> Problem statement:
State the number of lines where "this" appears. Add nothing else.

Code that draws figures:

○ ○ ○ ○ ○ ○ ○

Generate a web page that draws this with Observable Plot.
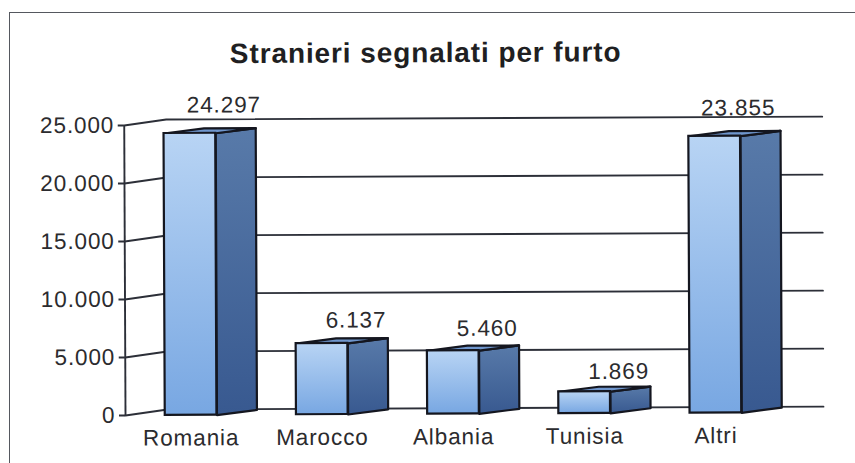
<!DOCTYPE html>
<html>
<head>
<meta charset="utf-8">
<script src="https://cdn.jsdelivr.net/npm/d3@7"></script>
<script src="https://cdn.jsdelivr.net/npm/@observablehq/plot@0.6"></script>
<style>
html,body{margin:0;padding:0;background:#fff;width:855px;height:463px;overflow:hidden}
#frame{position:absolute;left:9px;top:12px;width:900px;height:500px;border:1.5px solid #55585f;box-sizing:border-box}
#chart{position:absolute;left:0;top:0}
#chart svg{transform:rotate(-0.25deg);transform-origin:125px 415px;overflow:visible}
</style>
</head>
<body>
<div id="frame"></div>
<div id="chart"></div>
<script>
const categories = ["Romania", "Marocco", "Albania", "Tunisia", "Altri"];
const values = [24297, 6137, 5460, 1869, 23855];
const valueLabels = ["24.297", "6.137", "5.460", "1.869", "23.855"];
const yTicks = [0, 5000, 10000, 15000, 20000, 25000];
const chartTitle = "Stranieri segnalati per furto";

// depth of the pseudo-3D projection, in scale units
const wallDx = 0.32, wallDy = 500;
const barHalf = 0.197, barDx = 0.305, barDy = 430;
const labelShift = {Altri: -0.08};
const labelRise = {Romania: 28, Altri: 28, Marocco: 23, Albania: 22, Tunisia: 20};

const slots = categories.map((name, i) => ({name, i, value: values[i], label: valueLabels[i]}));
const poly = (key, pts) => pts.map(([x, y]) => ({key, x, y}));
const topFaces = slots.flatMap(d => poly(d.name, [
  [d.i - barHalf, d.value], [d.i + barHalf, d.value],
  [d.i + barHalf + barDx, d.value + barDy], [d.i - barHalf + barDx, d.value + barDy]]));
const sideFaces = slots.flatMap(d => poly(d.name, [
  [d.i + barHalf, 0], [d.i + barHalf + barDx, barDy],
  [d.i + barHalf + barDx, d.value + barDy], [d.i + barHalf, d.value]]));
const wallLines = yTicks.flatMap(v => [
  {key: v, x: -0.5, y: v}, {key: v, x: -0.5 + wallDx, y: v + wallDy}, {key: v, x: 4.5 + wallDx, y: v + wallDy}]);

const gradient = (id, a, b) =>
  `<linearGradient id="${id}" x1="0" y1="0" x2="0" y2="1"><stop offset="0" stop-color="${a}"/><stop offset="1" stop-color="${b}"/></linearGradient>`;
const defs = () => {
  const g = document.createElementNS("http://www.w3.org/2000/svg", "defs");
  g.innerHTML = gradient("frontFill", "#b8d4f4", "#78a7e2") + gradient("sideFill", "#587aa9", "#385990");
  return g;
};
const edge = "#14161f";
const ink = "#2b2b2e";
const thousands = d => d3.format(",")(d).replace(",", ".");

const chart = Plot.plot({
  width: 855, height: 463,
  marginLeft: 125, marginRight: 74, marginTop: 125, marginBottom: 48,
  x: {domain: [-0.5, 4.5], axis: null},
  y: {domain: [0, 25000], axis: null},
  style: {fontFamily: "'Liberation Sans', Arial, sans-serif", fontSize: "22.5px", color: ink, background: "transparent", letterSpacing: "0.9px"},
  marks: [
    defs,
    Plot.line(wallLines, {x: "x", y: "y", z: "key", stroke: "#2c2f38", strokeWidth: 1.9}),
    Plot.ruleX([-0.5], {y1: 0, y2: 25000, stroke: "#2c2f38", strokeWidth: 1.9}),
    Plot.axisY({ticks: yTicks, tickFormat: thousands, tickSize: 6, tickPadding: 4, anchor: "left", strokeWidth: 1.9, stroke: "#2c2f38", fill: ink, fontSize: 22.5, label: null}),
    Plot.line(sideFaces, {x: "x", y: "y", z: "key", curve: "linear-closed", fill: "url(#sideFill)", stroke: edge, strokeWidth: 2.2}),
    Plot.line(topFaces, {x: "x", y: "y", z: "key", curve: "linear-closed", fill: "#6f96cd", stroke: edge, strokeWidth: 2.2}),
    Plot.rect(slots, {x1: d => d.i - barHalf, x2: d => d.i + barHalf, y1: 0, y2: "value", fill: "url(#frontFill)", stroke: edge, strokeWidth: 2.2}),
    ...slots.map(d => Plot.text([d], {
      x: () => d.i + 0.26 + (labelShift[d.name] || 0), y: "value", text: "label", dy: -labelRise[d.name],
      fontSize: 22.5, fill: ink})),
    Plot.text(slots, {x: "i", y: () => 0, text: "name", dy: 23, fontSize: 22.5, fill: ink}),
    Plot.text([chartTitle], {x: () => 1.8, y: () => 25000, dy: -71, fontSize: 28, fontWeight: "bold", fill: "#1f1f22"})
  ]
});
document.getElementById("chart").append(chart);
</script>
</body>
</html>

○ ○ ○ ○ ○ ○ ○

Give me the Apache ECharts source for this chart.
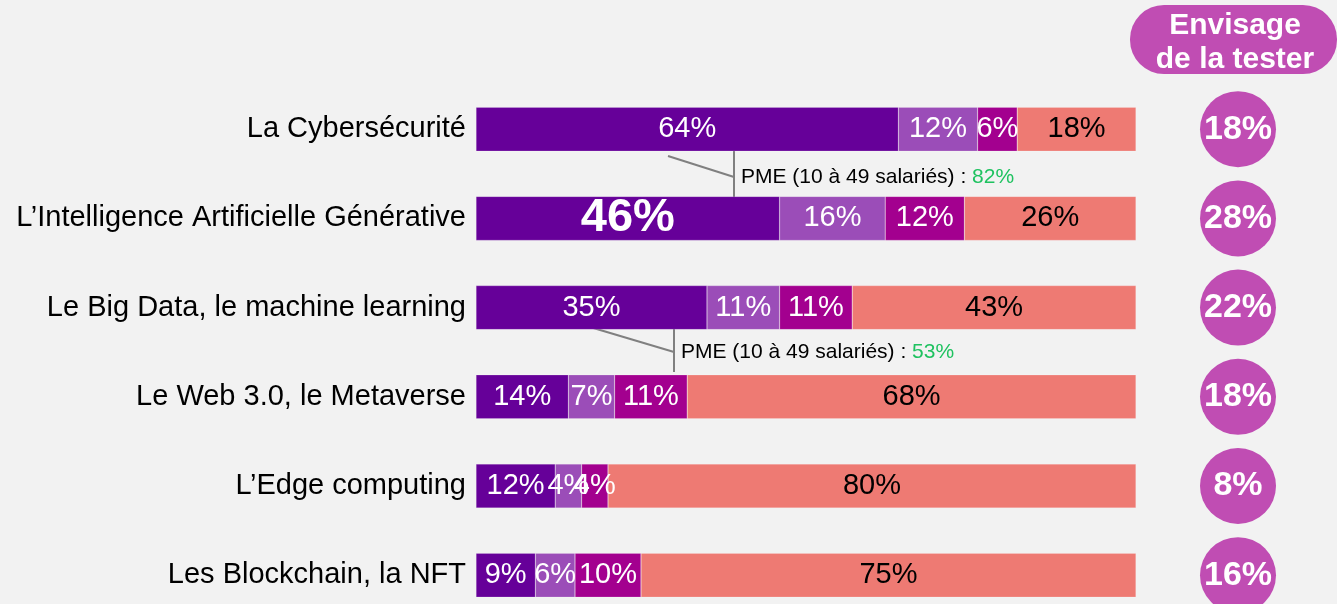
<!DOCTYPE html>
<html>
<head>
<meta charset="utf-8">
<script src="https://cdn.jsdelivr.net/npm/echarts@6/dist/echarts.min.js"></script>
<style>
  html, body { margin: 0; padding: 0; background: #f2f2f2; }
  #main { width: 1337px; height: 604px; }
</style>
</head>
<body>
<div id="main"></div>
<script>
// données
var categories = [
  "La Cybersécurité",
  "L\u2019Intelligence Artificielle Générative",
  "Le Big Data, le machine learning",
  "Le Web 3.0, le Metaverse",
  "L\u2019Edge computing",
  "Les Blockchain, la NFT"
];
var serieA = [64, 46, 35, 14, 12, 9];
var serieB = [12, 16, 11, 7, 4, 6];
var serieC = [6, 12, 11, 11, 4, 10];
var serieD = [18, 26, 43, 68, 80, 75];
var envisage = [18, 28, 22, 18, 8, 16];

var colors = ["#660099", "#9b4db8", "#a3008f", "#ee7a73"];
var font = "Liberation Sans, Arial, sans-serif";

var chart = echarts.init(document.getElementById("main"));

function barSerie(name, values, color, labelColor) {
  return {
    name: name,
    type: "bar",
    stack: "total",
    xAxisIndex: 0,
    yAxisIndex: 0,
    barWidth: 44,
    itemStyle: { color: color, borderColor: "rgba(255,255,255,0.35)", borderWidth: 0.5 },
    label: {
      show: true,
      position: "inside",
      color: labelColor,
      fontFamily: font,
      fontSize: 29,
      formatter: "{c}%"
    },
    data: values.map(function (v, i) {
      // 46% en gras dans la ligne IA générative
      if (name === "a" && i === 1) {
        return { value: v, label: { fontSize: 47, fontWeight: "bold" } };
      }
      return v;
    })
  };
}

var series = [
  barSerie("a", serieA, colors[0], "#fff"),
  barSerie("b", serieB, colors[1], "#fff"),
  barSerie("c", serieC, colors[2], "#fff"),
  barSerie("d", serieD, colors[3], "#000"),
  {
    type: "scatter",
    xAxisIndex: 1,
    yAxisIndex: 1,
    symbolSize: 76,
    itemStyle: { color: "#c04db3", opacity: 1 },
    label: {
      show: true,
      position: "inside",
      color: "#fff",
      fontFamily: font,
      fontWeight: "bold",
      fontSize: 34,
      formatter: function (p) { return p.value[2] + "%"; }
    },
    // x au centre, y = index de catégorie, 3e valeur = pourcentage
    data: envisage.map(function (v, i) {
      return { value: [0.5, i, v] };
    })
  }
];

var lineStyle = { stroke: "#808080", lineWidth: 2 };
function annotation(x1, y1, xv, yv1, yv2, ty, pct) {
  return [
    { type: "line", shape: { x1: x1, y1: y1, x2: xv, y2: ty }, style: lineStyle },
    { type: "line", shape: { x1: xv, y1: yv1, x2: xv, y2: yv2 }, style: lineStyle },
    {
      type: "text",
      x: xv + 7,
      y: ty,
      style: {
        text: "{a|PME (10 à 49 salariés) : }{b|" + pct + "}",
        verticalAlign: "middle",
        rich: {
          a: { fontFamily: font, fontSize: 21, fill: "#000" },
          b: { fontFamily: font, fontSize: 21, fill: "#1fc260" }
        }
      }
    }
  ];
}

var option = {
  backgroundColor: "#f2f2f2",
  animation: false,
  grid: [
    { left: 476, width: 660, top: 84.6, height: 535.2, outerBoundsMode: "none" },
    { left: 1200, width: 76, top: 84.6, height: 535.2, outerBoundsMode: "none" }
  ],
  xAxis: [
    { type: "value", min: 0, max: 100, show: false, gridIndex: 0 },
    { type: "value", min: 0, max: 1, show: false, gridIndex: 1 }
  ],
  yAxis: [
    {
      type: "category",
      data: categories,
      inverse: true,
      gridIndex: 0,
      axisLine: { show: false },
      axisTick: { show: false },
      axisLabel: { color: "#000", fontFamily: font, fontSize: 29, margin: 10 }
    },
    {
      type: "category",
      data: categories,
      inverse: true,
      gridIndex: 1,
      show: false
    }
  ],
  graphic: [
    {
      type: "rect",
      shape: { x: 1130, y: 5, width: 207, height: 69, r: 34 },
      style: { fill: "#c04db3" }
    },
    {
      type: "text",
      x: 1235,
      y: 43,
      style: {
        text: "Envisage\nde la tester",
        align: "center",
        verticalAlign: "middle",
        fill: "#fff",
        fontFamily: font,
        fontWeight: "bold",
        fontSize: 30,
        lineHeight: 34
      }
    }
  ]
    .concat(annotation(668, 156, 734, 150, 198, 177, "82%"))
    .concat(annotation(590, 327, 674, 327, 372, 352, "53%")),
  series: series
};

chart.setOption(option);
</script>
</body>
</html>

○ ○ ○ ○ ○ ○ ○

> Result of the exercise:
2